Task directions
Only the lines from the start of the data through the line containing "const yDomain = [0, 10];" should be written out, exactly as they are, with both ends included and the pictures left out.

Data shown

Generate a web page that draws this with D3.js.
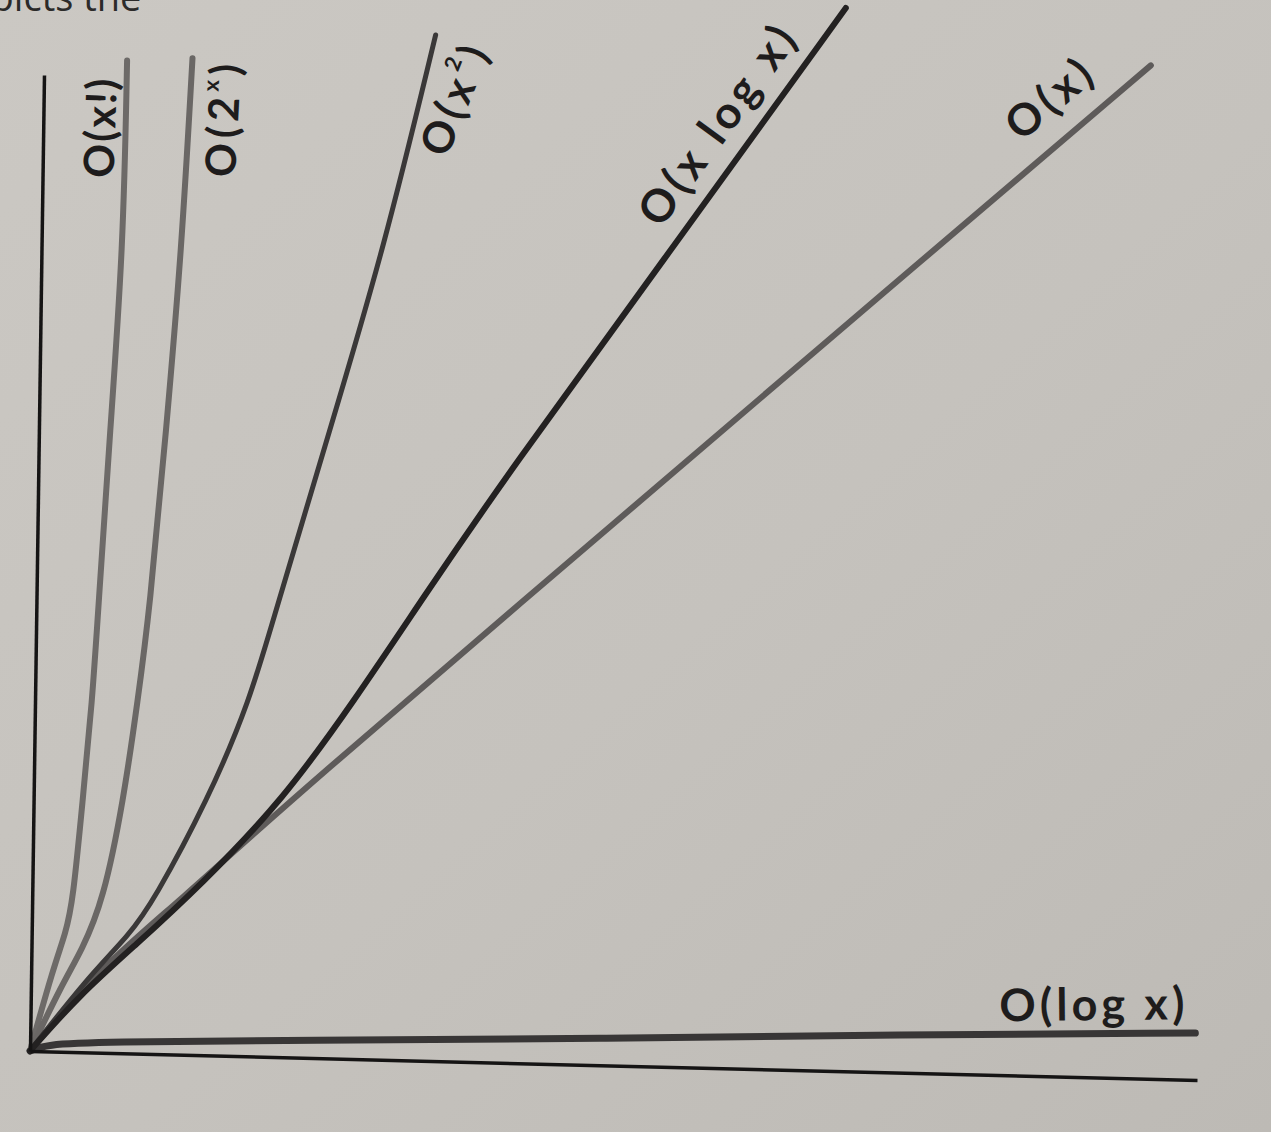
<!DOCTYPE html>
<html>
<head>
<meta charset="utf-8">
<script src="https://cdn.jsdelivr.net/npm/d3@7"></script>
<style>
  html, body { margin: 0; padding: 0; background: #c6c3be; }
  svg { display: block; }
</style>
</head>
<body>
<svg id="chart" width="1271" height="1132"></svg>
<script>
// ---- data (abstract units 0..10 on both axes) ----
const seriesNames = ["O(x!)", "O(2^x)", "O(x^2)", "O(x log x)", "O(x)", "O(log x)"];
const factorialPts    = [[0,0],[0.19,0.86],[0.29,1.21],[0.35,1.55],[0.42,2.58],[0.49,3.60],[0.53,4.53],[0.61,6.38],[0.70,8.23],[0.71,10.17]];
const exponentialPts  = [[0,0],[0.27,0.70],[0.43,1.04],[0.61,1.56],[0.77,2.59],[0.88,3.62],[0.97,4.54],[1.09,6.39],[1.20,8.24],[1.27,10.21]];
const quadraticPts    = [[0,0],[0.48,0.76],[0.84,1.22],[1.04,1.57],[1.49,2.61],[1.84,3.64],[2.05,4.57],[2.49,6.43],[2.93,8.29],[3.35,10.51]];
const linearithmicPts = [[0,0],[0.42,0.59],[0.89,1.11],[1.44,1.74],[2.14,2.64],[2.74,3.68],[3.30,4.72],[4.00,6.00],[5.47,8.50],[6.86,10.89]];
const linearPts       = [[0,0],[0.59,0.87],[1.27,1.58],[2.20,2.64],[5.17,5.80],[7.15,7.91],[9.48,10.38]];
const logarithmicPts  = [[0,0],[0.13,0.07],[0.60,0.11],[2.31,0.18],[4.88,0.27],[7.45,0.39],[9.98,0.48]];
const xDomain = [0, 10];
const yDomain = [0, 10];

// ---- layout / style (kept apart from data) ----
const W = 1167, H = 976;
// slight perspective of the photographed page: affine map of the plot frame
const M = {a: 1, b: 0.02485, c: -0.01434, d: 1, e: 30, f: 1051};
const styles = [
  {stroke: "#6d6a68", width: 6},
  {stroke: "#6a6765", width: 6},
  {stroke: "#3a3838", width: 5},
  {stroke: "#232121", width: 6},
  {stroke: "#5e5b5a", width: 6},
  {stroke: "#383636", width: 7}
];
// label anchors (data units), rotation (deg, screen), text length (px), font size
const labelLayout = [
  {x: 0.48, y: 9.47, rot: -88, len: 99, fs: 42},
  {x: 1.53, y: 9.58, rot: -87, len: 113, fs: 42},
  {x: 3.50, y: 9.85, rot: -68, len: 114, fs: 43},
  {x: 5.76, y: 9.66, rot: -54, len: 234, fs: 45},
  {x: 8.60, y: 10.02, rot: -40, len: 98, fs: 44},
  {x: 9.09, y: 0.76, rot: -0.6, len: 185, fs: 45}
];

const svg = d3.select("#chart");

// paper background
const defs = svg.append("defs");
const grad = defs.append("linearGradient").attr("id", "paper")
  .attr("x1", "0").attr("y1", "0").attr("x2", "1").attr("y2", "1");
grad.append("stop").attr("offset", "0%").attr("stop-color", "#cbc8c3");
grad.append("stop").attr("offset", "55%").attr("stop-color", "#c5c2bd");
grad.append("stop").attr("offset", "100%").attr("stop-color", "#bdbab5");
svg.append("rect").attr("width", 1271).attr("height", 1132).attr("fill", "url(#paper)");

// cut-off line of book text at the very top (only its lower part is visible)
svg.append("text")
  .attr("x", -54).attr("y", 11)
  .attr("font-family", "'Open Sans', sans-serif")
  .attr("font-size", 38)
  .attr("fill", "#2b2a29")
  .text("depicts the");

const x = d3.scaleLinear().domain(xDomain).range([0, W]);
const y = d3.scaleLinear().domain(yDomain).range([0, -H]);

const plot = svg.append("g")
  .attr("transform", `matrix(${M.a},${M.b},${M.c},${M.d},${M.e},${M.f})`);

const line = d3.line()
  .x(d => x(d[0]))
  .y(d => y(d[1]))
  .curve(d3.curveBasis);

const allSeries = [factorialPts, exponentialPts, quadraticPts, linearithmicPts, linearPts, logarithmicPts];

// draw lighter lines first, dark ones on top
const drawOrder = [0, 1, 4, 2, 5, 3];
drawOrder.forEach(i => {
  plot.append("path")
    .datum(allSeries[i])
    .attr("d", line)
    .attr("fill", "none")
    .attr("stroke", styles[i].stroke)
    .attr("stroke-width", styles[i].width)
    .attr("stroke-linecap", "round")
    .attr("stroke-linejoin", "round");
});

// axes (no ticks, just the domain lines)
const xAxis = plot.append("g")
  .call(d3.axisBottom(x).ticks(0).tickSizeOuter(0));
const yAxis = plot.append("g")
  .call(d3.axisLeft(y).ticks(0).tickSizeOuter(0));
[xAxis, yAxis].forEach(g => {
  g.select(".domain").attr("stroke", "#151414").attr("stroke-width", 3.5);
  g.selectAll("text").remove();
});

// map data coordinates to screen
function toScreen(xv, yv) {
  const u = x(xv), w = y(yv);
  return [M.a * u + M.c * w + M.e, M.b * u + M.d * w + M.f];
}

// labels
const labelParts = [
  [["O(x!)", false]],
  [["O(2", false], ["x", true], [")", false]],
  [["O(x", false], ["2", true], [")", false]],
  [["O(x log x)", false]],
  [["O(x)", false]],
  [["O(log x)", false]]
];

labelLayout.forEach((L, i) => {
  const [sx, sy] = toScreen(L.x, L.y);
  const t = svg.append("text")
    .attr("transform", `translate(${sx},${sy}) rotate(${L.rot})`)
    .attr("text-anchor", "middle")
    .attr("dominant-baseline", "central")
    .attr("font-family", "Lato, 'Noto Sans', sans-serif")
    .attr("font-weight", 700)
    .attr("font-size", L.fs)
    .attr("fill", "#1e1c1c")
    .attr("textLength", L.len)
    .attr("lengthAdjust", "spacing")
    .attr("aria-label", seriesNames[i]);
  labelParts[i].forEach(([s, sup]) => {
    const ts = t.append("tspan").text(s);
    if (sup) ts.attr("font-size", 22).attr("dy", -14);
    else if (t.selectAll("tspan").size() > 1) ts.attr("dy", 14);
  });
});
</script>
</body>
</html>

Answer for this exercise
Generate a web page that draws this with D3.js.
<!DOCTYPE html>
<html>
<head>
<meta charset="utf-8">
<script src="https://cdn.jsdelivr.net/npm/d3@7"></script>
<style>
  html, body { margin: 0; padding: 0; background: #c6c3be; }
  svg { display: block; }
</style>
</head>
<body>
<svg id="chart" width="1271" height="1132"></svg>
<script>
// ---- data (abstract units 0..10 on both axes) ----
const seriesNames = ["O(x!)", "O(2^x)", "O(x^2)", "O(x log x)", "O(x)", "O(log x)"];
const factorialPts    = [[0,0],[0.19,0.86],[0.29,1.21],[0.35,1.55],[0.42,2.58],[0.49,3.60],[0.53,4.53],[0.61,6.38],[0.70,8.23],[0.71,10.17]];
const exponentialPts  = [[0,0],[0.27,0.70],[0.43,1.04],[0.61,1.56],[0.77,2.59],[0.88,3.62],[0.97,4.54],[1.09,6.39],[1.20,8.24],[1.27,10.21]];
const quadraticPts    = [[0,0],[0.48,0.76],[0.84,1.22],[1.04,1.57],[1.49,2.61],[1.84,3.64],[2.05,4.57],[2.49,6.43],[2.93,8.29],[3.35,10.51]];
const linearithmicPts = [[0,0],[0.42,0.59],[0.89,1.11],[1.44,1.74],[2.14,2.64],[2.74,3.68],[3.30,4.72],[4.00,6.00],[5.47,8.50],[6.86,10.89]];
const linearPts       = [[0,0],[0.59,0.87],[1.27,1.58],[2.20,2.64],[5.17,5.80],[7.15,7.91],[9.48,10.38]];
const logarithmicPts  = [[0,0],[0.13,0.07],[0.60,0.11],[2.31,0.18],[4.88,0.27],[7.45,0.39],[9.98,0.48]];
const xDomain = [0, 10];
const yDomain = [0, 10];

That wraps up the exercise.